• GIVEN MATERIAL:
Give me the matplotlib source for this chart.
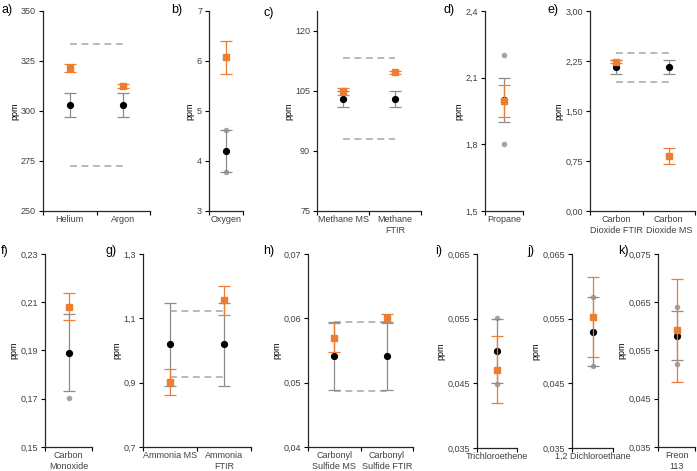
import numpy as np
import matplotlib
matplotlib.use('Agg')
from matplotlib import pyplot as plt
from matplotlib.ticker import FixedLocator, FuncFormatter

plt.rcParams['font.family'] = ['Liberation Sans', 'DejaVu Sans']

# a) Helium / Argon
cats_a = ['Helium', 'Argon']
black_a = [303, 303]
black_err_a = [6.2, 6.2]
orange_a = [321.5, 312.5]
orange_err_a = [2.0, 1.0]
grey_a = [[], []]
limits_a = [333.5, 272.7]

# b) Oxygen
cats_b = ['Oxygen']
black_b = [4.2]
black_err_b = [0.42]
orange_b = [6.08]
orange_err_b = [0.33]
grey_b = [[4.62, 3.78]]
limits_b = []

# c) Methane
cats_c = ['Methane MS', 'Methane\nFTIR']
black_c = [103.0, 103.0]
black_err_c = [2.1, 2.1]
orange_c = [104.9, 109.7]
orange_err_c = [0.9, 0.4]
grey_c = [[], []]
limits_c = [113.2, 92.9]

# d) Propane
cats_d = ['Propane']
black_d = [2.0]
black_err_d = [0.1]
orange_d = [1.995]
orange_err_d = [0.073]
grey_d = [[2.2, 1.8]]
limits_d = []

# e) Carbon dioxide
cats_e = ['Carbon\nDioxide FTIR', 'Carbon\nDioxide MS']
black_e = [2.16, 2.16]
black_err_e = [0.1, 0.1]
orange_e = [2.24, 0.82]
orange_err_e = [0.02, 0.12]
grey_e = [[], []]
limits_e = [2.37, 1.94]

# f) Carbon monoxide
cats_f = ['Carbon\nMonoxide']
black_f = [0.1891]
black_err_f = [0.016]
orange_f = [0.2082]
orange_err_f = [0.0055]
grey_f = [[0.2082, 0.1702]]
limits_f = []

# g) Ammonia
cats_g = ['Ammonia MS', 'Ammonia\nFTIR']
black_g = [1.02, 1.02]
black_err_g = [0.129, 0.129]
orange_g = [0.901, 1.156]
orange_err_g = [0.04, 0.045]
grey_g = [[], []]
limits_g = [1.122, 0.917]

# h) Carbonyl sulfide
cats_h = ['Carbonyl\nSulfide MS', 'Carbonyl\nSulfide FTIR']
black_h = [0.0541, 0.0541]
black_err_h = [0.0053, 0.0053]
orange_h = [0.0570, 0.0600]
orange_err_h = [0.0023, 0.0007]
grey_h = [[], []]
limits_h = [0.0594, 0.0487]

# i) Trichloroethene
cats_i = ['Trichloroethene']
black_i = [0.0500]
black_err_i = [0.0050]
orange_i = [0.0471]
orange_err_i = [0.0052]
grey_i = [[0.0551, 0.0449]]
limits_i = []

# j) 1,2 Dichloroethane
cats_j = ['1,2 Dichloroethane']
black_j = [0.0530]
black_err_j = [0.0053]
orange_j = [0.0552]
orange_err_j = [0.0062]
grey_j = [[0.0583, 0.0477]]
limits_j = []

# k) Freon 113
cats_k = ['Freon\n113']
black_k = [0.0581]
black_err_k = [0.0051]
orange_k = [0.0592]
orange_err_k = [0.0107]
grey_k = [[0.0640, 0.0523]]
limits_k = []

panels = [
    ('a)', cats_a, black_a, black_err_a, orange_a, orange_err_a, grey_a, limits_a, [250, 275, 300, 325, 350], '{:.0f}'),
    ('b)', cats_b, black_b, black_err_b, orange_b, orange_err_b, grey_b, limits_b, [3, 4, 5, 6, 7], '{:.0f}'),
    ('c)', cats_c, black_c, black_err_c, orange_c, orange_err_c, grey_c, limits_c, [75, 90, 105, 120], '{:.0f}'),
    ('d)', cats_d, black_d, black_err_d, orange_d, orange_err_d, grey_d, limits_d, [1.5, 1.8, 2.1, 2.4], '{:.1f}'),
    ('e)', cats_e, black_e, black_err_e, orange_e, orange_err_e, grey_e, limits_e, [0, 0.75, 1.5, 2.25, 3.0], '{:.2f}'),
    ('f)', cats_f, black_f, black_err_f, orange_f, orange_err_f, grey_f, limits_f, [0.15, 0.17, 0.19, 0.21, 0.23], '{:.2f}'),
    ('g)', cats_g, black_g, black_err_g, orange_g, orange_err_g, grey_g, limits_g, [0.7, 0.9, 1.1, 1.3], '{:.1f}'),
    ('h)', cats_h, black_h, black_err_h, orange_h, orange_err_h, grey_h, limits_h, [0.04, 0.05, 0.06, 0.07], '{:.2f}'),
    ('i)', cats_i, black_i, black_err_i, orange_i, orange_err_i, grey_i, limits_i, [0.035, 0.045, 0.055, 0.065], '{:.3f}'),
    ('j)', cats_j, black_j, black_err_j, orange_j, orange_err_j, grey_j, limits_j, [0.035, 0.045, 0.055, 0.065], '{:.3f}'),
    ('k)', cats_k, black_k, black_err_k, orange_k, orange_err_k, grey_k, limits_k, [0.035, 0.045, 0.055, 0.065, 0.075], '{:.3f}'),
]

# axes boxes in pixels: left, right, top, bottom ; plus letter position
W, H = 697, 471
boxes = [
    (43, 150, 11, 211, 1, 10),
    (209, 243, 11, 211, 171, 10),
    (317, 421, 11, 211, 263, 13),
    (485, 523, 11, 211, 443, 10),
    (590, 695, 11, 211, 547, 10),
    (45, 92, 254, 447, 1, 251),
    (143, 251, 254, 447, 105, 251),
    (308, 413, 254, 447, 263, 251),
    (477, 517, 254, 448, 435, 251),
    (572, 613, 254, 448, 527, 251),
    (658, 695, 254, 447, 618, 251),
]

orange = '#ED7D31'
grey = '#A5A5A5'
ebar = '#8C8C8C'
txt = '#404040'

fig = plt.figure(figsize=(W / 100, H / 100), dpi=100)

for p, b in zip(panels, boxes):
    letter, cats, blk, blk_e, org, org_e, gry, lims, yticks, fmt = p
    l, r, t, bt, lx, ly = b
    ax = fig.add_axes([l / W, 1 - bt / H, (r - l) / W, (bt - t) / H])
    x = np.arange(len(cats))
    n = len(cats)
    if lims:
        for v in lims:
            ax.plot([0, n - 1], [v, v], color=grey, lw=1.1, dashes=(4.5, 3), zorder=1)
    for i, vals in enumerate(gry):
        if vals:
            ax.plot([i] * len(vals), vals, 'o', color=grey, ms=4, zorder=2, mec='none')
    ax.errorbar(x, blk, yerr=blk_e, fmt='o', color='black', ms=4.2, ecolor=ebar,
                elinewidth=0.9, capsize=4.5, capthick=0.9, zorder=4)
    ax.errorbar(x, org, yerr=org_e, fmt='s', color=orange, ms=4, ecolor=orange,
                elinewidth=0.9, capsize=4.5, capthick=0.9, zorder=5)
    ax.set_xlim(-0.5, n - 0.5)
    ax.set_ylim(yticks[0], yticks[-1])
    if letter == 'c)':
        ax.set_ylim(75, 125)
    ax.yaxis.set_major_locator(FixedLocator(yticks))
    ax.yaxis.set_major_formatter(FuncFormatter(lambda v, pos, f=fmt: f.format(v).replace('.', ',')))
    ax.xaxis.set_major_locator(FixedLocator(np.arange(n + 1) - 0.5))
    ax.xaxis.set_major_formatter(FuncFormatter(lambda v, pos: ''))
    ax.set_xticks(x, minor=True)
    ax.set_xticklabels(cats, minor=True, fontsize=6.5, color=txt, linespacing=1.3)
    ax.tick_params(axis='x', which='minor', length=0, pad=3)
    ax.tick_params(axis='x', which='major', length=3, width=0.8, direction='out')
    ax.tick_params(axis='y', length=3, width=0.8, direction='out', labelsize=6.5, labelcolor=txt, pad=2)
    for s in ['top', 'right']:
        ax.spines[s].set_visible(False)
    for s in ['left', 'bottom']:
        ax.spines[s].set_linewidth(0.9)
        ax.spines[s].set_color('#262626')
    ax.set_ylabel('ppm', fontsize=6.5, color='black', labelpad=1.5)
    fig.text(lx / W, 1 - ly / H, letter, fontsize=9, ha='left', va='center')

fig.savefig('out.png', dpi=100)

• EXERCISE DESCRIPTION: Write out again exactly the lines from the start of the data above through the line containing "limits_j = []", inclusive, excluding any pictures.

• CORRECT ANSWER:
Give me the matplotlib source for this chart.
import numpy as np
import matplotlib
matplotlib.use('Agg')
from matplotlib import pyplot as plt
from matplotlib.ticker import FixedLocator, FuncFormatter

plt.rcParams['font.family'] = ['Liberation Sans', 'DejaVu Sans']

# a) Helium / Argon
cats_a = ['Helium', 'Argon']
black_a = [303, 303]
black_err_a = [6.2, 6.2]
orange_a = [321.5, 312.5]
orange_err_a = [2.0, 1.0]
grey_a = [[], []]
limits_a = [333.5, 272.7]

# b) Oxygen
cats_b = ['Oxygen']
black_b = [4.2]
black_err_b = [0.42]
orange_b = [6.08]
orange_err_b = [0.33]
grey_b = [[4.62, 3.78]]
limits_b = []

# c) Methane
cats_c = ['Methane MS', 'Methane\nFTIR']
black_c = [103.0, 103.0]
black_err_c = [2.1, 2.1]
orange_c = [104.9, 109.7]
orange_err_c = [0.9, 0.4]
grey_c = [[], []]
limits_c = [113.2, 92.9]

# d) Propane
cats_d = ['Propane']
black_d = [2.0]
black_err_d = [0.1]
orange_d = [1.995]
orange_err_d = [0.073]
grey_d = [[2.2, 1.8]]
limits_d = []

# e) Carbon dioxide
cats_e = ['Carbon\nDioxide FTIR', 'Carbon\nDioxide MS']
black_e = [2.16, 2.16]
black_err_e = [0.1, 0.1]
orange_e = [2.24, 0.82]
orange_err_e = [0.02, 0.12]
grey_e = [[], []]
limits_e = [2.37, 1.94]

# f) Carbon monoxide
cats_f = ['Carbon\nMonoxide']
black_f = [0.1891]
black_err_f = [0.016]
orange_f = [0.2082]
orange_err_f = [0.0055]
grey_f = [[0.2082, 0.1702]]
limits_f = []

# g) Ammonia
cats_g = ['Ammonia MS', 'Ammonia\nFTIR']
black_g = [1.02, 1.02]
black_err_g = [0.129, 0.129]
orange_g = [0.901, 1.156]
orange_err_g = [0.04, 0.045]
grey_g = [[], []]
limits_g = [1.122, 0.917]

# h) Carbonyl sulfide
cats_h = ['Carbonyl\nSulfide MS', 'Carbonyl\nSulfide FTIR']
black_h = [0.0541, 0.0541]
black_err_h = [0.0053, 0.0053]
orange_h = [0.0570, 0.0600]
orange_err_h = [0.0023, 0.0007]
grey_h = [[], []]
limits_h = [0.0594, 0.0487]

# i) Trichloroethene
cats_i = ['Trichloroethene']
black_i = [0.0500]
black_err_i = [0.0050]
orange_i = [0.0471]
orange_err_i = [0.0052]
grey_i = [[0.0551, 0.0449]]
limits_i = []

# j) 1,2 Dichloroethane
cats_j = ['1,2 Dichloroethane']
black_j = [0.0530]
black_err_j = [0.0053]
orange_j = [0.0552]
orange_err_j = [0.0062]
grey_j = [[0.0583, 0.0477]]
limits_j = []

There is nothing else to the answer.